A avaliação é uma atividade orientada para o futuro. Avalia-se para tentar manter ou melhorar nossa atuação futura. Essa é a base da distinção entre medir e avaliar. Medir refere-se ao presente e ao passado e visa obter informações a respeito do progresso efetuado pelos estudantes. Avaliar refere-se à reflexão sobre as informações obtidas com vistas a planejar o futuro. Portanto, medir não é avaliar, ainda que o medir faça parte do processo de avaliação.

Avaliar a aprendizagem do estudante não começa e muito menos termina quando atribuímos uma nota à aprendizagem. (Currículo e Avaliação, 2007)

A avaliação é assunto recorrente nas discussões e pesquisas atualmente. Mas, nas na grande maioria das escolas públicas, causa temor aos estudantes por adotar práticas classificatórias e excludentes, que levam a reprovação, repetência e evasão.

As avaliações externas, a exemplo do Sistema de Avaliação da Educação Básica – SAEB e Exame Nacional do Ensino Médio - ENEM mostram que os estudantes estão longe de um patamar de conhecimento que permita sua plena participação na sociedade a qual estão inseridos.

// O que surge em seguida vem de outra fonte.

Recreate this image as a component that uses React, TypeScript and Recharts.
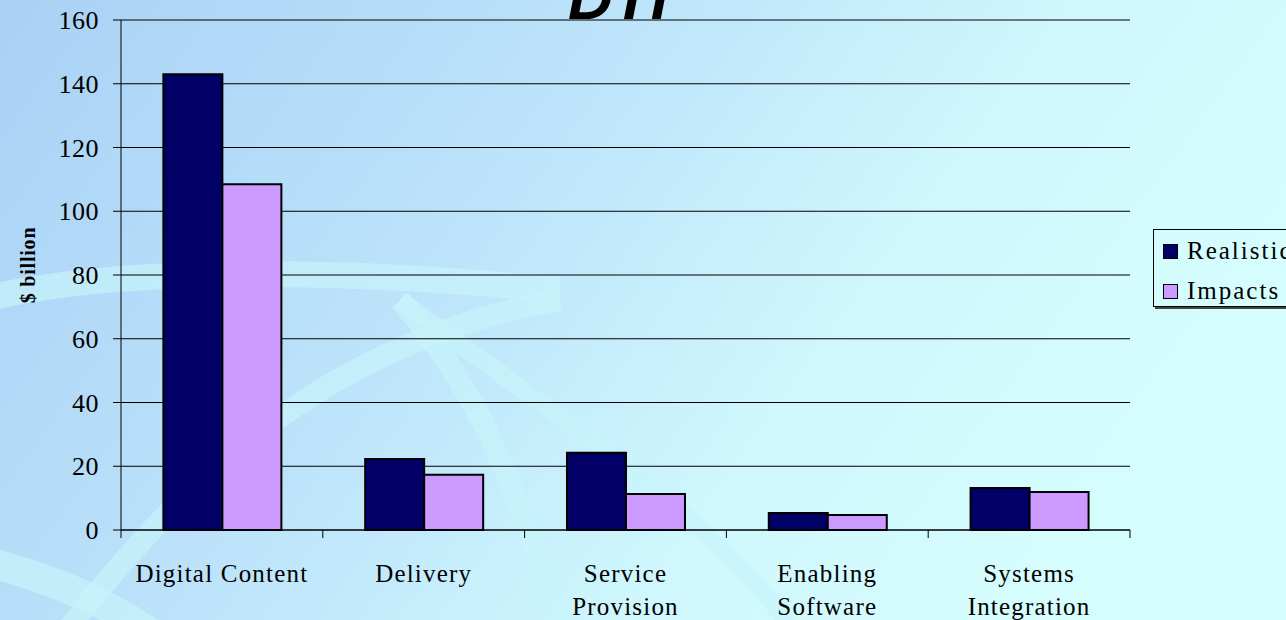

Ressaltamos aqui a importância que avaliação adquire no processo de mudanças no currículo da Educação Básica a fim de garantir

[...] o direito à educação entendido como direito à formação e ao desenvolvimento humano, como humanização, como processo de apropriação das criações, saberes, conhecimentos, sistemas de símbolos, ciências, artes, memória, identidades, valores, culturas... resultantes do desenvolvimento da humanidade em todos os seus aspectos. (Indagações sobre currículo: Introdução, 2007)

É fato que no interior da escola pública existem sujeitos provenientes das mais variadas pertenças, cada qual com sua individualidade, sua maneira de ver o mundo. Oferecer condições para a igualdade de oportunidade, respeitando as diferenças desses sujeitos deve ser prioridade do seu currículo, desenvolvendo ações pedagógicas que atendam essas especificidades. A reestruturação do currículo da Educação Básica exige uma mudança nos conceitos e práticas referentes ao aprender, ensinar e avaliar.

O lugar da avaliação no currículo

O que se avalia e como se avalia está condicionado pelas competências, habilidades, conhecimentos que o currículo privilegia ou secundariza. Os valores e as lógicas de avaliação reproduzem os valores, lógicas e hierarquias que selecionam, organizam os conhecimentos nos currículos. Por sua vez, o que se privilegia nas avaliações escolares e nacionais determina as competências e conhecimentos privilegiados ou secundarizados no currículo. Reorientar processos e critérios de avaliação implica em reorientar a organização curricular e vice-versa. (Indagações sobre currículo: Introdução, 2007)

Nesta perspectiva, a avaliação como procedimento diagnóstico pode apontar caminhos para efetivar a escola como espaço de formação de cidadãos mais críticos e atuantes na sociedade a qual pertencem.

Assim, é de extrema importância fazer uma análise crítico-reflexiva sobre as concepções e práticas avaliativas dominantes na escola e seus efeitos no processo de aprendizagem, questionando quais as concepções de avaliação são dominantes na escola, como esta acontece de fato na escola e o que legitima as práticas de avaliação concretas (Arroyo, 2008).

Obter respostas,ainda que provisórias a estas questões não é uma tarefa fácil, mas pode apontar caminhos para práticas inclusivas inovadoras, revelar práticas em construção ou ainda originar práticas transformadoras.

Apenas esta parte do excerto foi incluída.